--- Required work ---
Would you repeat the listing exactly but omit every picture?
+--
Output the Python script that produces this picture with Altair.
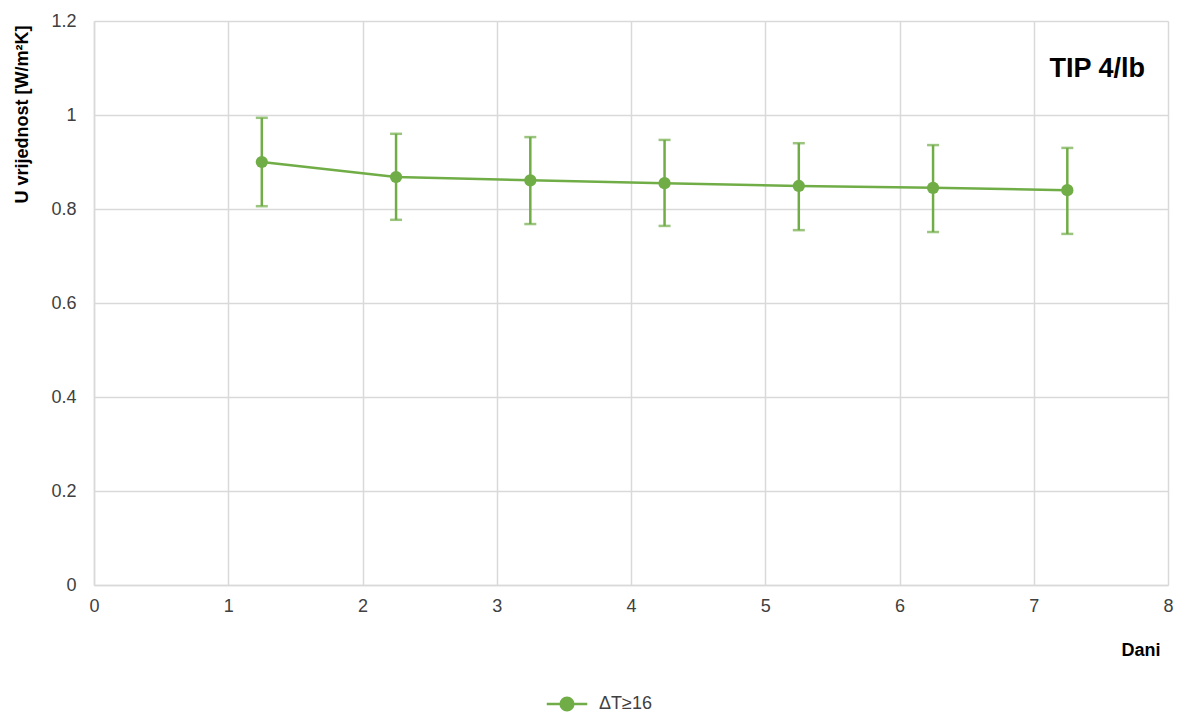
import altair as alt
import pandas as pd

days = [1.25, 2.25, 3.25, 4.25, 5.25, 6.25, 7.25]
u_values = [0.900, 0.868, 0.861, 0.855, 0.849, 0.845, 0.840]
err_low = [0.806, 0.777, 0.768, 0.764, 0.755, 0.751, 0.747]
err_high = [0.994, 0.960, 0.953, 0.947, 0.940, 0.936, 0.930]
series = ["ΔT≥16"] * len(days)

GREEN = "#70AD47"
FONT = "Liberation Sans Narrow, Liberation Sans, Arial, sans-serif"

df = pd.DataFrame({"Dani": days, "U": u_values, "lo": err_low, "hi": err_high, "s": series})

x = alt.X("Dani:Q", scale=alt.Scale(domain=[0, 8], nice=False),
          axis=alt.Axis(title="Dani", values=list(range(0, 9)), format="d",
                        labelFlush=False, labelBound=False, labelOverlap=False,
                        titleAlign="right", titleBaseline="alphabetic", titleX=1066, titleY=70,
                        titleFontWeight="bold", titleFontSize=18, titleColor="#000000",
                        labelFontSize=18, labelColor="#404040", labelPadding=12,
                        ticks=False, domain=True, domainColor="#d9d9d9", domainWidth=1.5,
                        grid=True, gridColor="#d9d9d9", gridWidth=1.5))
y = alt.Y("U:Q", scale=alt.Scale(domain=[0, 1.2], nice=False),
          axis=alt.Axis(title="U vrijednost [W/m²K]", values=[0, 0.2, 0.4, 0.6, 0.8, 1, 1.2],
                        labelExpr="datum.value == 0 || datum.value == 1 ? format(datum.value, 'd') : format(datum.value, '.1f')",
                        labelFlush=False, labelBound=False, labelOverlap=False,
                        titleAlign="right", titleBaseline="middle", titleAngle=-90, titleX=-72, titleY=4,
                        titleFontWeight="bold", titleFontSize=18,
                        titleColor="#000000", labelFontSize=18, labelColor="#404040", labelPadding=18,
                        ticks=False, domain=True, domainColor="#d9d9d9", domainWidth=1.5,
                        grid=True, gridColor="#d9d9d9", gridWidth=1.5))

base = alt.Chart(df)

line = base.mark_line(color=GREEN, strokeWidth=2.5).encode(x=x, y=y)
rules = base.mark_rule(color=GREEN, strokeWidth=2.5).encode(x="Dani:Q", y="lo:Q", y2="hi:Q")
cap_lo = base.mark_tick(color=GREEN, thickness=2.5, size=12, orient="horizontal").encode(x="Dani:Q", y="lo:Q")
cap_hi = base.mark_tick(color=GREEN, thickness=2.5, size=12, orient="horizontal").encode(x="Dani:Q", y="hi:Q")
points = base.mark_point(filled=True, size=150, opacity=1).encode(
    x="Dani:Q", y="U:Q",
    color=alt.Color("s:N", scale=alt.Scale(domain=["ΔT≥16"], range=[GREEN]),
                    legend=alt.Legend(title=None, orient="none", legendX=464, legendY=674,
                                      symbolType="M-3.2,0L3.2,0M-1,0A1,1 0 1 1 1,0A1,1 0 1 1 -1,0Z",
                                      symbolSize=160, symbolStrokeWidth=2.5, symbolStrokeColor=GREEN,
                                      symbolFillColor=GREEN, labelFontSize=18, labelColor="#404040",
                                      labelFont=FONT, labelOffset=23))
)

label = alt.Chart(pd.DataFrame({"t": ["TIP 4/lb"]})).mark_text(
    font=FONT, fontSize=27, fontWeight="bold", color="#000000", align="right", baseline="middle"
).encode(text="t:N", x=alt.value(1051), y=alt.value(48))

chart = alt.layer(line, rules, cap_lo, cap_hi, points, label).properties(
    width=1074, height=564,
    autosize=alt.AutoSizeParams(type="none"),
    padding={"left": 86, "top": 13, "right": 6, "bottom": 128},
).configure_view(stroke=None).configure_axis(labelFont=FONT, titleFont=FONT)

chart.save("out.html", embed_options={"renderer": "svg", "actions": False})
+--
--- Response to this exercise ---
Output the Python script that produces this picture with Altair.
import altair as alt
import pandas as pd

days = [1.25, 2.25, 3.25, 4.25, 5.25, 6.25, 7.25]
u_values = [0.900, 0.868, 0.861, 0.855, 0.849, 0.845, 0.840]
err_low = [0.806, 0.777, 0.768, 0.764, 0.755, 0.751, 0.747]
err_high = [0.994, 0.960, 0.953, 0.947, 0.940, 0.936, 0.930]
series = ["ΔT≥16"] * len(days)

GREEN = "#70AD47"
FONT = "Liberation Sans Narrow, Liberation Sans, Arial, sans-serif"

df = pd.DataFrame({"Dani": days, "U": u_values, "lo": err_low, "hi": err_high, "s": series})

x = alt.X("Dani:Q", scale=alt.Scale(domain=[0, 8], nice=False),
          axis=alt.Axis(title="Dani", values=list(range(0, 9)), format="d",
                        labelFlush=False, labelBound=False, labelOverlap=False,
                        titleAlign="right", titleBaseline="alphabetic", titleX=1066, titleY=70,
                        titleFontWeight="bold", titleFontSize=18, titleColor="#000000",
                        labelFontSize=18, labelColor="#404040", labelPadding=12,
                        ticks=False, domain=True, domainColor="#d9d9d9", domainWidth=1.5,
                        grid=True, gridColor="#d9d9d9", gridWidth=1.5))
y = alt.Y("U:Q", scale=alt.Scale(domain=[0, 1.2], nice=False),
          axis=alt.Axis(title="U vrijednost [W/m²K]", values=[0, 0.2, 0.4, 0.6, 0.8, 1, 1.2],
                        labelExpr="datum.value == 0 || datum.value == 1 ? format(datum.value, 'd') : format(datum.value, '.1f')",
                        labelFlush=False, labelBound=False, labelOverlap=False,
                        titleAlign="right", titleBaseline="middle", titleAngle=-90, titleX=-72, titleY=4,
                        titleFontWeight="bold", titleFontSize=18,
                        titleColor="#000000", labelFontSize=18, labelColor="#404040", labelPadding=18,
                        ticks=False, domain=True, domainColor="#d9d9d9", domainWidth=1.5,
                        grid=True, gridColor="#d9d9d9", gridWidth=1.5))

base = alt.Chart(df)

line = base.mark_line(color=GREEN, strokeWidth=2.5).encode(x=x, y=y)
rules = base.mark_rule(color=GREEN, strokeWidth=2.5).encode(x="Dani:Q", y="lo:Q", y2="hi:Q")
cap_lo = base.mark_tick(color=GREEN, thickness=2.5, size=12, orient="horizontal").encode(x="Dani:Q", y="lo:Q")
cap_hi = base.mark_tick(color=GREEN, thickness=2.5, size=12, orient="horizontal").encode(x="Dani:Q", y="hi:Q")
points = base.mark_point(filled=True, size=150, opacity=1).encode(
    x="Dani:Q", y="U:Q",
    color=alt.Color("s:N", scale=alt.Scale(domain=["ΔT≥16"], range=[GREEN]),
                    legend=alt.Legend(title=None, orient="none", legendX=464, legendY=674,
                                      symbolType="M-3.2,0L3.2,0M-1,0A1,1 0 1 1 1,0A1,1 0 1 1 -1,0Z",
                                      symbolSize=160, symbolStrokeWidth=2.5, symbolStrokeColor=GREEN,
                                      symbolFillColor=GREEN, labelFontSize=18, labelColor="#404040",
                                      labelFont=FONT, labelOffset=23))
)

label = alt.Chart(pd.DataFrame({"t": ["TIP 4/lb"]})).mark_text(
    font=FONT, fontSize=27, fontWeight="bold", color="#000000", align="right", baseline="middle"
).encode(text="t:N", x=alt.value(1051), y=alt.value(48))

chart = alt.layer(line, rules, cap_lo, cap_hi, points, label).properties(
    width=1074, height=564,
    autosize=alt.AutoSizeParams(type="none"),
    padding={"left": 86, "top": 13, "right": 6, "bottom": 128},
).configure_view(stroke=None).configure_axis(labelFont=FONT, titleFont=FONT)

chart.save("out.html", embed_options={"renderer": "svg", "actions": False})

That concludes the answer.